**Collected material**
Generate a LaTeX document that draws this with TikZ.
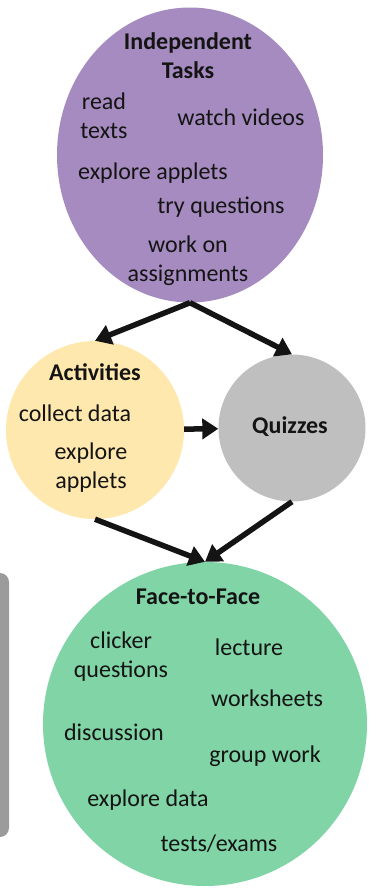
\documentclass[tikz,border=0pt]{standalone}
\usepackage{fontspec}
\setmainfont{Carlito}
\usetikzlibrary{arrows.meta,shapes.geometric}

\definecolor{indep}{HTML}{A58BBF}
\definecolor{activ}{HTML}{FFE8AD}
\definecolor{quiz}{HTML}{BFBFBF}
\definecolor{face}{HTML}{80D4A6}
\definecolor{sidebar}{HTML}{9B9B9B}
\definecolor{ink}{HTML}{141414}

\tikzset{
  blob/.style={circle, inner sep=0pt, draw=none},
  item/.style={text=ink, align=center, inner sep=0pt,
    font=\fontsize{24}{29}\selectfont},
  head/.style={item, font=\fontsize{24}{29}\selectfont\bfseries},
  flow/.style={line width=5.5pt, -{Triangle[length=16pt,width=20pt]}, ink},
}

\begin{document}
\begin{tikzpicture}[x=1pt,y=-1pt]
  \useasboundingbox (0,0) rectangle (376,888);
  \clip (0,0) rectangle (376,888);

  % partially visible panel at the left edge
  \fill[sidebar, rounded corners=9pt] (-30,573) rectangle (9,837);

  % the four stages
  \node[ellipse, inner sep=0pt, fill=indep, minimum width=266pt, minimum height=295pt] (indep) at (190,155) {};
  \node[blob, fill=activ, minimum size=178pt] (activ) at (95,430) {};
  \node[blob, fill=quiz, minimum size=147pt] (quiz) at (292,428) {};
  \node[blob, fill=face, minimum size=324pt] (face) at (205,724) {};

  % Independent Tasks
  \node[head] (t1) at (188,56) {Independent\\Tasks};
  \node[item] (t2) at (104,116) {read\\texts};
  \node[item] (t3) at (241,117) {watch videos};
  \node[item] (t4) at (153,173) {explore applets};
  \node[item] (t5) at (221,207) {try questions};
  \node[item] (t6) at (188,261) {work on\\assignments};

  % Activities
  \node[head] (a1) at (95,372) {Activities};
  \node[item] (a2) at (75,413) {collect data};
  \node[item] (a3) at (91,468) {explore\\applets};

  % Quizzes
  \node[head] (q1) at (290,427) {Quizzes};

  % Face-to-Face
  \node[head] (f1) at (198,597) {Face-to-Face};
  \node[item] (f2) at (121,657) {clicker\\questions};
  \node[item] (f3) at (249,647) {lecture};
  \node[item] (f4) at (267,698) {worksheets};
  \node[item] (f5) at (114,732) {discussion};
  \node[item] (f6) at (265,756) {group work};
  \node[item] (f7) at (148,800) {explore data};
  \node[item] (f8) at (219,844) {tests/exams};

  % connectors
  \draw[flow] (indep.south) -- (activ.north);
  \draw[flow] (indep.south) -- (quiz.north);
  \draw[flow] (activ) -- (quiz);
  \draw[flow] (activ.south) -- (face.north);
  \draw[flow] (quiz.south) -- (face.north);
\end{tikzpicture}
\end{document}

**Instructions for the task**
Leave out any pictures and return exactly the lines from the beginning of the data through the line with "(f8) at (219,844)", inclusive.

**Output for this exercise**
Generate a LaTeX document that draws this with TikZ.
\documentclass[tikz,border=0pt]{standalone}
\usepackage{fontspec}
\setmainfont{Carlito}
\usetikzlibrary{arrows.meta,shapes.geometric}

\definecolor{indep}{HTML}{A58BBF}
\definecolor{activ}{HTML}{FFE8AD}
\definecolor{quiz}{HTML}{BFBFBF}
\definecolor{face}{HTML}{80D4A6}
\definecolor{sidebar}{HTML}{9B9B9B}
\definecolor{ink}{HTML}{141414}

\tikzset{
  blob/.style={circle, inner sep=0pt, draw=none},
  item/.style={text=ink, align=center, inner sep=0pt,
    font=\fontsize{24}{29}\selectfont},
  head/.style={item, font=\fontsize{24}{29}\selectfont\bfseries},
  flow/.style={line width=5.5pt, -{Triangle[length=16pt,width=20pt]}, ink},
}

\begin{document}
\begin{tikzpicture}[x=1pt,y=-1pt]
  \useasboundingbox (0,0) rectangle (376,888);
  \clip (0,0) rectangle (376,888);

  % partially visible panel at the left edge
  \fill[sidebar, rounded corners=9pt] (-30,573) rectangle (9,837);

  % the four stages
  \node[ellipse, inner sep=0pt, fill=indep, minimum width=266pt, minimum height=295pt] (indep) at (190,155) {};
  \node[blob, fill=activ, minimum size=178pt] (activ) at (95,430) {};
  \node[blob, fill=quiz, minimum size=147pt] (quiz) at (292,428) {};
  \node[blob, fill=face, minimum size=324pt] (face) at (205,724) {};

  % Independent Tasks
  \node[head] (t1) at (188,56) {Independent\\Tasks};
  \node[item] (t2) at (104,116) {read\\texts};
  \node[item] (t3) at (241,117) {watch videos};
  \node[item] (t4) at (153,173) {explore applets};
  \node[item] (t5) at (221,207) {try questions};
  \node[item] (t6) at (188,261) {work on\\assignments};

  % Activities
  \node[head] (a1) at (95,372) {Activities};
  \node[item] (a2) at (75,413) {collect data};
  \node[item] (a3) at (91,468) {explore\\applets};

  % Quizzes
  \node[head] (q1) at (290,427) {Quizzes};

  % Face-to-Face
  \node[head] (f1) at (198,597) {Face-to-Face};
  \node[item] (f2) at (121,657) {clicker\\questions};
  \node[item] (f3) at (249,647) {lecture};
  \node[item] (f4) at (267,698) {worksheets};
  \node[item] (f5) at (114,732) {discussion};
  \node[item] (f6) at (265,756) {group work};
  \node[item] (f7) at (148,800) {explore data};
  \node[item] (f8) at (219,844) {tests/exams};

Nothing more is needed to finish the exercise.